Since I didn’t include context here, I should point out that Lessig is not arguing for the abolition of either real or “intellectual” property. He is arguing for the importance of a commons to creativity and innovation, as well as the dangers of a permission society where content controllers exert perfect control over uses of content.
posted by celebdu at 1:29 pm
I’ll start this blog out by posting something I actually wrote up a few days ago.

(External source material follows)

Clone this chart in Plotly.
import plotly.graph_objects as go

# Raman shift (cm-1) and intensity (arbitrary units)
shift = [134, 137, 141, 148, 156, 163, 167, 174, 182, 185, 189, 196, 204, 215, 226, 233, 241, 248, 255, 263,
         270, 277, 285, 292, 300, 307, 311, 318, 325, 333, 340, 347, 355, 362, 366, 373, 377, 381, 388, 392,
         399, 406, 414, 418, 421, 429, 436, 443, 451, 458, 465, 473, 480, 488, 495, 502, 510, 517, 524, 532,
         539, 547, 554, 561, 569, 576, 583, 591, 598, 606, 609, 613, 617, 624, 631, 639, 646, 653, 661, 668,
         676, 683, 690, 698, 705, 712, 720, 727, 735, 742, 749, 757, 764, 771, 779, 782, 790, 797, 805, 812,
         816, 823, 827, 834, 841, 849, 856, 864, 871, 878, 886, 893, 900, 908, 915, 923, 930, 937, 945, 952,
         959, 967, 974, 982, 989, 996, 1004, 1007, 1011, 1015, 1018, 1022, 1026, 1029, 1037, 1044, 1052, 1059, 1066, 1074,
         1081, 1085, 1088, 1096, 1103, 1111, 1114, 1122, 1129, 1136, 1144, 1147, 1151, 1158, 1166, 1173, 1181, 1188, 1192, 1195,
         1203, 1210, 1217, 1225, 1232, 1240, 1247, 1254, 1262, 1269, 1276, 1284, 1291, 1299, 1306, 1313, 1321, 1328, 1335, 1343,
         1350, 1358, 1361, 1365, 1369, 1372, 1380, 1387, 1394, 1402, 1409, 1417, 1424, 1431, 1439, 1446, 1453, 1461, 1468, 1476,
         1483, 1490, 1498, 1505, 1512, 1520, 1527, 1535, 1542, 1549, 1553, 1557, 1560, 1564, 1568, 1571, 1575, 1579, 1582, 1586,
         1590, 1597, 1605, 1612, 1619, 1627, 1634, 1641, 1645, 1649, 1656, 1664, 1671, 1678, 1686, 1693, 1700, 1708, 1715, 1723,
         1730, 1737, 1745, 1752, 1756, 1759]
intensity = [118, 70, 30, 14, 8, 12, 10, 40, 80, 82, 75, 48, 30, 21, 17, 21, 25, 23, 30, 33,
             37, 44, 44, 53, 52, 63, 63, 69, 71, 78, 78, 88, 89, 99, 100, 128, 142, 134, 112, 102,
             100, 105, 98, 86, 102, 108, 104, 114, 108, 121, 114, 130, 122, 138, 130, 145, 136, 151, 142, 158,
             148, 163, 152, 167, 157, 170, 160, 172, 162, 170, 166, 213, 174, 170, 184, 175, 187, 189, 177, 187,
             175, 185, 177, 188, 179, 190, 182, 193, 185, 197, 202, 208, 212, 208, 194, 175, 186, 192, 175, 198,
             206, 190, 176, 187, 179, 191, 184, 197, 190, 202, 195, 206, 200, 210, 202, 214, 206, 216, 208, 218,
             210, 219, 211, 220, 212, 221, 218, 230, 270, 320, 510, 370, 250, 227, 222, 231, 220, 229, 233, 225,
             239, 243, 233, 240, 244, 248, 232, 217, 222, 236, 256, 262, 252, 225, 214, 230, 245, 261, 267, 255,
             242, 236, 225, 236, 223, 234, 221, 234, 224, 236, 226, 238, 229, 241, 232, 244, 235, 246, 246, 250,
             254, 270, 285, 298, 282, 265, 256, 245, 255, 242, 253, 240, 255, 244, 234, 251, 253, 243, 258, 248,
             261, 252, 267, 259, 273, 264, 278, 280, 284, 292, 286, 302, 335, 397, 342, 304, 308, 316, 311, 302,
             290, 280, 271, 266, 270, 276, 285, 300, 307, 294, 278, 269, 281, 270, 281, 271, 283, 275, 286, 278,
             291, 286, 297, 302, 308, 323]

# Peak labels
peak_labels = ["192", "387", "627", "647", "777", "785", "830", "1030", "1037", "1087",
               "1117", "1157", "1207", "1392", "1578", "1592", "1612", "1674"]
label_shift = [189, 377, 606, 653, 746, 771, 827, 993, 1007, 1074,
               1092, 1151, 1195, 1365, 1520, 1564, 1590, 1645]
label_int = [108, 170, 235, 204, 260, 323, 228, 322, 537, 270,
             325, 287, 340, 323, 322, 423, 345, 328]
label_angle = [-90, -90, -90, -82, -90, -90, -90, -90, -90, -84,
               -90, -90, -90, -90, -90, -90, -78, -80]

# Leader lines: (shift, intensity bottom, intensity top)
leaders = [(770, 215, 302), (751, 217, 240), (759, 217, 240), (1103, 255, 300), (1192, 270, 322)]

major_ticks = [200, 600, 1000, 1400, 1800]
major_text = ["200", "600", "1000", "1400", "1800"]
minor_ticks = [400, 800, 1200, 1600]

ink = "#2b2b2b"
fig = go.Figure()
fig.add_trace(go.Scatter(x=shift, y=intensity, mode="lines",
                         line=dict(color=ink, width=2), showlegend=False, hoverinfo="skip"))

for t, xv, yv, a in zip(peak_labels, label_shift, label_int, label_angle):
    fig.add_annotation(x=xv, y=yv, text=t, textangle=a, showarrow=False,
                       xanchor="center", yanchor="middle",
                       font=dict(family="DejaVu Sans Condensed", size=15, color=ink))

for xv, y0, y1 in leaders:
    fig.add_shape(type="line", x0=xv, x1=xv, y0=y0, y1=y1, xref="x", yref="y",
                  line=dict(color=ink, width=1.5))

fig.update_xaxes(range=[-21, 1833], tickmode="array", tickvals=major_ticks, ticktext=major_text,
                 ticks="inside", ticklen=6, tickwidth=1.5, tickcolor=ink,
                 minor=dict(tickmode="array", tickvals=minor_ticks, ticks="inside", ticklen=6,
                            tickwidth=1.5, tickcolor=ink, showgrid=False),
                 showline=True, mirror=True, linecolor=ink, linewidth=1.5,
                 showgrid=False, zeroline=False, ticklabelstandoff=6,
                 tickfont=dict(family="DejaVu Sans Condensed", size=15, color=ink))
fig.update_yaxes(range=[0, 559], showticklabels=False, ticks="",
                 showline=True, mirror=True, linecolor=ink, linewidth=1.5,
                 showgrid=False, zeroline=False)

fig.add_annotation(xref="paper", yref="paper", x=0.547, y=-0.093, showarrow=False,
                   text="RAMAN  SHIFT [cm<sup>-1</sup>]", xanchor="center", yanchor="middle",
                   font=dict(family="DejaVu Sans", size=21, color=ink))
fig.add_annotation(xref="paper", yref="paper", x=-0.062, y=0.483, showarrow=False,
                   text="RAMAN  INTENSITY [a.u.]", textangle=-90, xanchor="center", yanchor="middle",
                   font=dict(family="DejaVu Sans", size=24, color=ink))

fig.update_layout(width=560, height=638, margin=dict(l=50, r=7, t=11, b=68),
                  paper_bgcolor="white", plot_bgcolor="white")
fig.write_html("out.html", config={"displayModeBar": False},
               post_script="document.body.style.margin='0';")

So I went ahead and joined the “I want national wireless Internet” Facebook group the other day. I had been sitting on it for a bit, but it seems like it could be turning into a real movement of sorts. I was hesitant to join because neither the group nor the linked MoveOn petition contain information about exactly what they’re asking. [ed: MoveOn has since posted a letter to the FCC with details and lots of important endorsements!] Anyways, the idea is good. And I think I know what the actual Save Our Spectrum movement is about, even if I’m unclear as to what the Facebook and MoveOn groups are about. It’s about applying the following rules to the major upcoming spectrum auction. (This is the auction for the spectrum that will be released when traditional analog TV goes off the air.)
- establish a service rule for broadband services operating in the 700 MHz band that protects the consumer’s right to use any equipment, content, application or service on a non-discriminatory basis without interference from the network provider.
- allow third-party access to spectrum owned by other companies. This “open access” plan to include wholesale access to networks would enable more competitors to offer services
- institute anonymous bidding in auctions to lessen the possibility of bid signalling and bid rigging that studies found to have taken place in prior auctions.
So I’m curious what any Libertarian readers have to say to this. You must admit that the current broadband market could hardly be considered a “free market”. It is built on government giveaways and government protection. I really hesitate to see a few large cell phone companies controlling all of the potential wireless broadband spectrum. (Sprint already controls most of it, iirc.) Of course I don’t think the government should be its own ISP either, because that’s just asking for trouble. I wouldn’t mind the government providing the spectrum if it is able to somehow apply a fair policy allowing companies access to it. (This would work great if open (shared) spectrum really works, which I don’t know enough about yet.) But anyways, since the government has already announced that they are auctioning off the PUBLIC spectrum, is it really too much to ask that they require the highest-bid purchasers to follow certain rules that protect the PUBLIC interest. If there are no regulations, Sprint & co. will simply sit on it (blocking competition) or add it to their proprietary 3G / 4G networks.
Tangentially, and more generally, what do Libertarians have to say about the current tradition of treating wireless spectrum, ideas and creativity (so-called “IP”) as property? What about when these could operate as a commons, thus allowing more freedom and individual autonomy? Got to go or I’d write more now.